### Information supplied:
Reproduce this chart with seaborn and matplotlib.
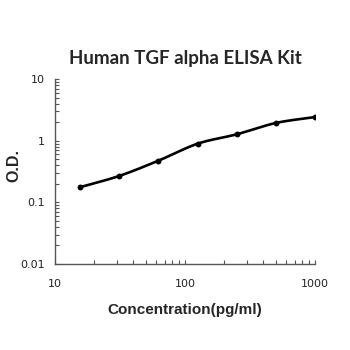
import numpy as np
import pandas as pd
import matplotlib
matplotlib.use("Agg")
import matplotlib.pyplot as plt
import seaborn as sns
from matplotlib.ticker import LogLocator, FixedLocator, NullFormatter

# Standard curve readings
concentration = [15.6, 31.25, 62.5, 125, 250, 500, 1000]
od = [0.176, 0.268, 0.474, 0.894, 1.27, 1.94, 2.42]
x_ticks = [10, 100, 1000]
x_tick_labels = ["10", "100", "1000"]
y_ticks = [0.01, 0.1, 1, 10]
y_tick_labels = ["0.01", "0.1", "1", "10"]

df = pd.DataFrame({"conc": concentration, "od": od})


def smooth_log_curve(x, y, steps=30):
    """Catmull-Rom smoothing through the points in log-log space."""
    lx, ly = np.log10(x), np.log10(y)
    px = np.concatenate([[2 * lx[0] - lx[1]], lx, [2 * lx[-1] - lx[-2]]])
    py = np.concatenate([[2 * ly[0] - ly[1]], ly, [2 * ly[-1] - ly[-2]]])
    ox, oy = [], []
    t = np.linspace(0, 1, steps, endpoint=False)
    for i in range(1, len(px) - 2):
        for arr, out in ((px, ox), (py, oy)):
            p0, p1, p2, p3 = arr[i - 1], arr[i], arr[i + 1], arr[i + 2]
            out.extend(0.5 * ((2 * p1) + (-p0 + p2) * t
                              + (2 * p0 - 5 * p1 + 4 * p2 - p3) * t ** 2
                              + (-p0 + 3 * p1 - 3 * p2 + p3) * t ** 3))
    ox.append(lx[-1]); oy.append(ly[-1])
    return 10 ** np.array(ox), 10 ** np.array(oy)


sns.set_style("white")
plt.rcParams["font.family"] = ["DejaVu Sans"]

fig = plt.figure(figsize=(3.5, 3.5), dpi=100)
ax = fig.add_axes([0.157, 0.246, 0.743, 0.528])

cx, cy = smooth_log_curve(np.array(concentration), np.array(od))
curve = pd.DataFrame({"conc": cx, "od": cy})
sns.lineplot(data=curve, x="conc", y="od", ax=ax, color="black", lw=1.9,
             sort=False, estimator=None)
sns.scatterplot(data=df, x="conc", y="od", ax=ax, color="black", s=18,
                edgecolor="black", linewidth=0, zorder=3)

ax.set_xscale("log")
ax.set_yscale("log")
ax.set_xlim(10, 1000)
ax.set_ylim(0.01, 10)

ax.xaxis.set_major_locator(FixedLocator(x_ticks))
ax.set_xticklabels(x_tick_labels)
ax.yaxis.set_major_locator(FixedLocator(y_ticks))
ax.set_yticklabels(y_tick_labels)
ax.xaxis.set_minor_locator(LogLocator(base=10, subs=np.arange(2, 10)))
ax.yaxis.set_minor_locator(LogLocator(base=10, subs=np.arange(2, 10)))
ax.xaxis.set_minor_formatter(NullFormatter())
ax.yaxis.set_minor_formatter(NullFormatter())

ax.tick_params(which="both", bottom=True, left=True, top=False, right=False,
               direction="in", width=0.8, length=3, color="#555555",
               labelsize=8, labelcolor="#222222")
ax.tick_params(axis="x", which="major", pad=11)
ax.tick_params(axis="y", which="major", pad=7)

for side in ("top", "right"):
    ax.spines[side].set_visible(False)
for side in ("left", "bottom"):
    ax.spines[side].set_color("#555555")
    ax.spines[side].set_linewidth(1.0)

ax.set_xlabel("Concentration(pg/ml)", fontsize=11, fontweight="bold",
              family="Liberation Sans", labelpad=10)
ax.set_ylabel("O.D.", fontsize=11.5, fontweight="bold",
              family="Liberation Sans")
ax.yaxis.set_label_coords(-0.13, 0.53)
ax.set_title("Human TGF alpha ELISA Kit", fontsize=13.5, fontweight="bold",
             family="Lato", pad=11)

fig.savefig("out.png", dpi=100, facecolor="white")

### Problem description:
Output the data above without changes, apart from leaving out the pictures.

### Written solution:
Reproduce this chart with seaborn and matplotlib.
import numpy as np
import pandas as pd
import matplotlib
matplotlib.use("Agg")
import matplotlib.pyplot as plt
import seaborn as sns
from matplotlib.ticker import LogLocator, FixedLocator, NullFormatter

# Standard curve readings
concentration = [15.6, 31.25, 62.5, 125, 250, 500, 1000]
od = [0.176, 0.268, 0.474, 0.894, 1.27, 1.94, 2.42]
x_ticks = [10, 100, 1000]
x_tick_labels = ["10", "100", "1000"]
y_ticks = [0.01, 0.1, 1, 10]
y_tick_labels = ["0.01", "0.1", "1", "10"]

df = pd.DataFrame({"conc": concentration, "od": od})


def smooth_log_curve(x, y, steps=30):
    """Catmull-Rom smoothing through the points in log-log space."""
    lx, ly = np.log10(x), np.log10(y)
    px = np.concatenate([[2 * lx[0] - lx[1]], lx, [2 * lx[-1] - lx[-2]]])
    py = np.concatenate([[2 * ly[0] - ly[1]], ly, [2 * ly[-1] - ly[-2]]])
    ox, oy = [], []
    t = np.linspace(0, 1, steps, endpoint=False)
    for i in range(1, len(px) - 2):
        for arr, out in ((px, ox), (py, oy)):
            p0, p1, p2, p3 = arr[i - 1], arr[i], arr[i + 1], arr[i + 2]
            out.extend(0.5 * ((2 * p1) + (-p0 + p2) * t
                              + (2 * p0 - 5 * p1 + 4 * p2 - p3) * t ** 2
                              + (-p0 + 3 * p1 - 3 * p2 + p3) * t ** 3))
    ox.append(lx[-1]); oy.append(ly[-1])
    return 10 ** np.array(ox), 10 ** np.array(oy)


sns.set_style("white")
plt.rcParams["font.family"] = ["DejaVu Sans"]

fig = plt.figure(figsize=(3.5, 3.5), dpi=100)
ax = fig.add_axes([0.157, 0.246, 0.743, 0.528])

cx, cy = smooth_log_curve(np.array(concentration), np.array(od))
curve = pd.DataFrame({"conc": cx, "od": cy})
sns.lineplot(data=curve, x="conc", y="od", ax=ax, color="black", lw=1.9,
             sort=False, estimator=None)
sns.scatterplot(data=df, x="conc", y="od", ax=ax, color="black", s=18,
                edgecolor="black", linewidth=0, zorder=3)

ax.set_xscale("log")
ax.set_yscale("log")
ax.set_xlim(10, 1000)
ax.set_ylim(0.01, 10)

ax.xaxis.set_major_locator(FixedLocator(x_ticks))
ax.set_xticklabels(x_tick_labels)
ax.yaxis.set_major_locator(FixedLocator(y_ticks))
ax.set_yticklabels(y_tick_labels)
ax.xaxis.set_minor_locator(LogLocator(base=10, subs=np.arange(2, 10)))
ax.yaxis.set_minor_locator(LogLocator(base=10, subs=np.arange(2, 10)))
ax.xaxis.set_minor_formatter(NullFormatter())
ax.yaxis.set_minor_formatter(NullFormatter())

ax.tick_params(which="both", bottom=True, left=True, top=False, right=False,
               direction="in", width=0.8, length=3, color="#555555",
               labelsize=8, labelcolor="#222222")
ax.tick_params(axis="x", which="major", pad=11)
ax.tick_params(axis="y", which="major", pad=7)

for side in ("top", "right"):
    ax.spines[side].set_visible(False)
for side in ("left", "bottom"):
    ax.spines[side].set_color("#555555")
    ax.spines[side].set_linewidth(1.0)

ax.set_xlabel("Concentration(pg/ml)", fontsize=11, fontweight="bold",
              family="Liberation Sans", labelpad=10)
ax.set_ylabel("O.D.", fontsize=11.5, fontweight="bold",
              family="Liberation Sans")
ax.yaxis.set_label_coords(-0.13, 0.53)
ax.set_title("Human TGF alpha ELISA Kit", fontsize=13.5, fontweight="bold",
             family="Lato", pad=11)

fig.savefig("out.png", dpi=100, facecolor="white")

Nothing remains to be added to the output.